By RONNIE ELLIS
CNHI News Service
FRANKFORT
May 03, 2008 01:29 pm
—
Umbrellas and ponchos outnumbered Derby hats. But in spite of the rain that depressed turnout by about half of what was expected, around 6,000 showed up Saturday morning for the annual Governor’s Derby Breakfast.
It was Gov. Steve Beshear’s first, but he clearly was enjoying it. It took him a full 15 minutes to make his way from the tent’s entrance to the makeshift stage where he addressed the crowd. People shook his hand, posed for photographs, and some even embraced and kissed him.
“I told him I love him,” said Wanda Wilson Loving, 84, of Mt. Sterling. “I worked my, uh, feet off for him. I walked and talked and did everything I could for him.”
Loving, a Democrat, said she’s supporting Hillary Clinton for president and she’s mildly upset with Rep. Ben Chandler for endorsing her opponent, Barack Obama.
“I’m mad at him,” she said, laughing. “But I still love him.”
Despite widespread disappointment in the recently concluded General Assembly session and what many see as Beshear’s uncertain handling of his gubernatorial power, Loving said she thinks Beshear is doing well. Even a young Republican agreed.
“I think Steve Beshear is very good and very refreshing for the commonwealth,” said Caroline Hall, a 17-year-old junior at Lafayette High School in Lexington. Hall wants to become a journalist and cover government and politics.
“She doesn’t have fangs that long,” joked former Gov. Paul Patton when he heard her tell reporters she wanted to become a journalist. He told Hall that journalism is an honorable profession, but he couldn’t resist again kidding reporters waiting to interview him.
“It’s a necessary evil,” he laughed.
Patton was besieged by well-wishers, several of them current and former state employees.
“We’re talking about the most important issue in Frankfort and that’s the dadgum pension fund,” Patton said, shaking hands with retired state employee Steve Pace. He posed for photographs, including with a young boy from Pike County where Patton lives.
When he saw Beshear, Patton said, “Now here’s a real governor. Governor, come meet this Pike Countian.”
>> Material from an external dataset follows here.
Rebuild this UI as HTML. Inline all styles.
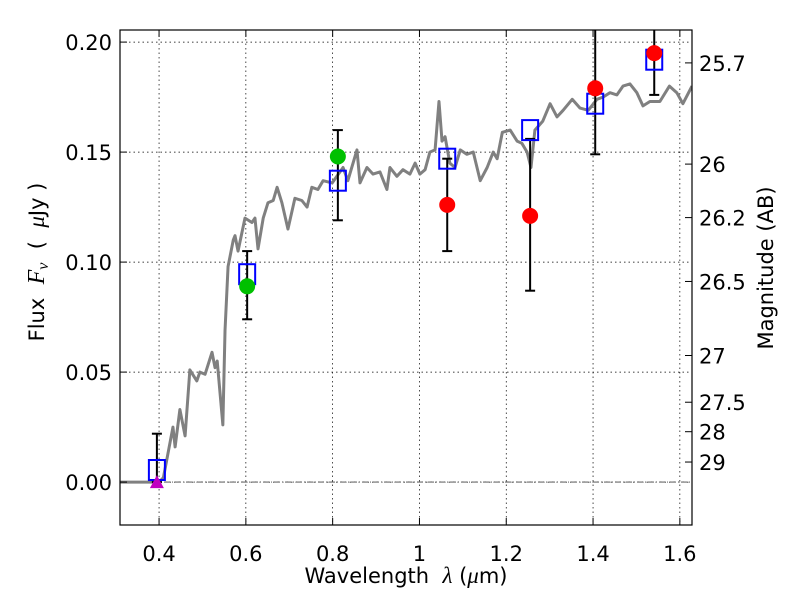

Beshear embraced Patton and told him he appreciated Patton’s public support in a dispute with the Council on Postsecondary Education.
Patton said he’s attended Derby Breakfasts since Julian Carroll was governor in the mid-1970s. “I’m a connoisseur of country ham.”
Several volunteers for Clinton’s campaign waited at the entrance to the tent, handing out brochures and stickers. One was Bobby Rorer of Lawrenceburg.
“The momentum has turned around in this past week or so,” he said. “She’s going to win this thing. I just don’t trust that Obama.”
There weren’t as many Barack Obama supporters and volunteers and one young man who was offering Obama stickers with a Derby theme said his reception was “not that good.”
Nicole Barber, 27, a Democrat from Frankfort wore one inside the tent. She said Obama “has a good outlook for the future and new ideas.” She plans to vote for him in the primary, but said she’ll support Clinton over Republican John McCain if Clinton defeats Obama for the Democratic nomination. “They (Obama and Clinton) really have similar views on a lot of issues.”
Barber was attending her “15th or so” Derby Breakfast.
“It gives everybody a chance to come out and be equal, to sit down at the same table and see the governor,” Barber said about the event’s appeal.
But Estelle Sizemore of Estelle’s Handcrafted Jewelry of Richmond thought the weather kept the people she wanted to see away. For the 24th year, she was manning a vendor’s tent on Capitol Drive in front of the capitol – and business was slow for her jewelry ranging in price from $36 to $400.
“The sun would normally bring out the people with the money,” she said.
Beshear predicted the weather would improve by post time at Churchill Downs.
“You know, we’re starting off a little wet, but it’s going to dry off and the sun’s going to come out and we’re going to have a big time today,” Beshear told the crowd.
He was betting on two horses – Colonel John and Big Brown. His wife, Jane Beshear, said she was picking the filly, Eight Belles.
“This filly is running against the boys and she may just be a big enough girl to beat them all,” she said.